Discrimination Lawsuits
Abercrombie & Fitch also faced numerous lawsuits over alleged discrimination. In 2003, the company settled a $40 million class-action lawsuit for racial discrimination in hiring and promoting white employees over minorities. The lawsuit claimed that Abercrombie managers were instructed to hire people who fit the "Abercrombie look," often discriminating against Black, Latino, and Asian applicants. This "look policy" became a major point of contention, reinforcing the perception that the brand was only for a select group of people.
In 2015, Abercrombie & Fitch found itself at the center of a Supreme Court case when a Muslim woman sued the company for refusing to hire her because she wore a hijab, which violated Abercrombie's strict dress code. The court ruled in favor of the woman, reinforcing the notion that Abercrombie's hiring practices were exclusionary and discriminatory.
The Fall of Abercrombie & Fitch
By the early 2010s, Abercrombie & Fitch's once-revered brand image began to falter. The rise of social media and changing consumer values, particularly among millennials and Gen Z, emphasized inclusivity and body positivity—concepts that Abercrombie had historically rejected. The public's growing intolerance for exclusionary brands put immense pressure on the company to change.
As Abercrombie's sales began to decline, the company attempted to reposition itself, phasing out the hyper-sexualized marketing campaigns and implementing a more inclusive hiring and sizing policy. Despite these changes, the brand struggled to recover from the damage caused by Jeffries' earlier comments and decisions.
Jeffries' Departure
Mike Jeffries stepped down as CEO in 2014 after more than two decades at the helm. His departure marked the end of an era for Abercrombie & Fitch. The company has since worked to reinvent itself, embracing more inclusive advertising and adopting a more diverse and welcoming image.

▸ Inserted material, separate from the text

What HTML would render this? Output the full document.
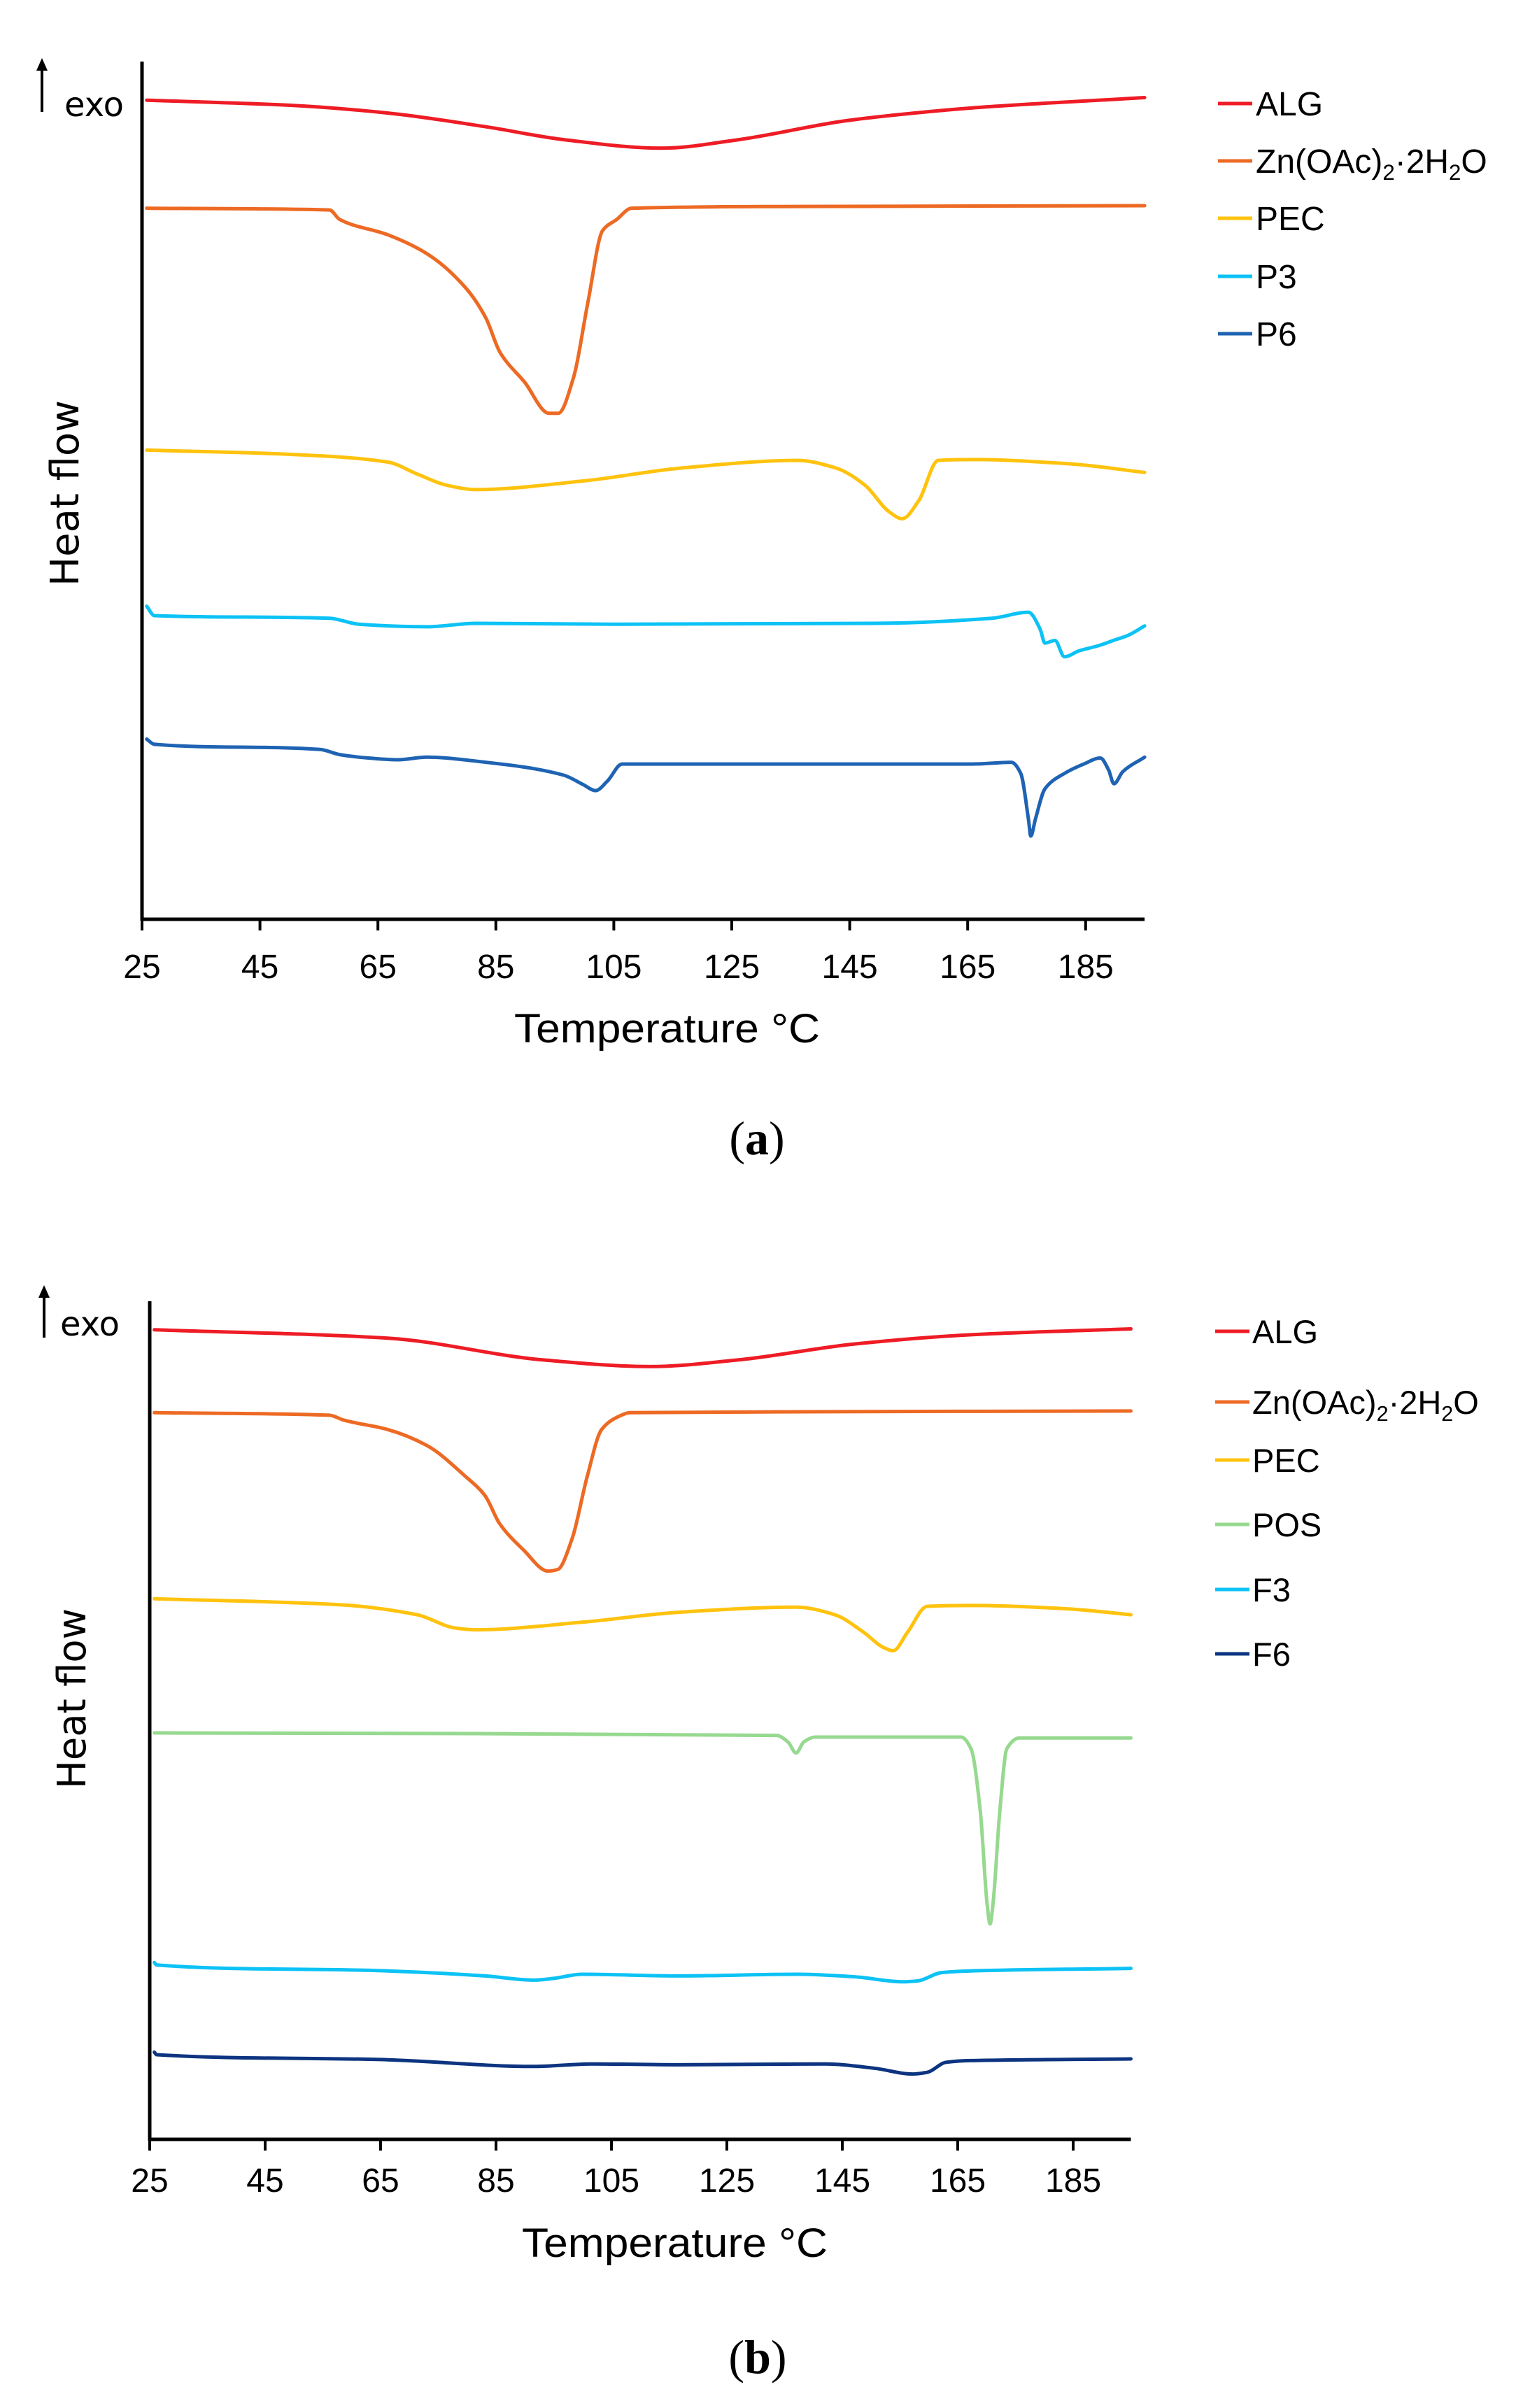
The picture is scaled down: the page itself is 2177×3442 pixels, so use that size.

New leadership has shifted the focus away from elitism, aiming to appeal to a broader, more diverse audience. Stores are now brighter, and the once-rigid "look policy" has been relaxed. Abercrombie's efforts to rebuild its image have seen some success, but the company still grapples with its past controversies.
The Cultural Impact
The Mike Jeffries era at Abercrombie & Fitch is a case study in how branding and leadership can simultaneously drive a company's success and downfall. Jeffries' unapologetic embrace of exclusivity made Abercrombie a symbol of youth culture, but it also alienated vast swaths of potential customers. As society moved toward more inclusive ideals, Abercrombie's refusal to adapt in time made it a cautionary tale for modern brands.
In today's fashion industry, where diversity and inclusivity are not just buzzwords but core values, Abercrombie's past under Jeffries serves as a reminder of the importance of adapting to cultural shifts. Brands that cling too tightly to exclusionary practices may find themselves on the wrong side of history.
Conclusion
Mike Jeffries transformed Abercrombie & Fitch from a struggling retailer into a cultural juggernaut, but his controversial leadership ultimately left the brand in need of a major reinvention. Abercrombie's journey reflects the broader shifts in societal values, particularly regarding body image, inclusivity, and representation. While the company has made strides toward becoming more inclusive, its past under Jeffries will always be a part of its complex legacy.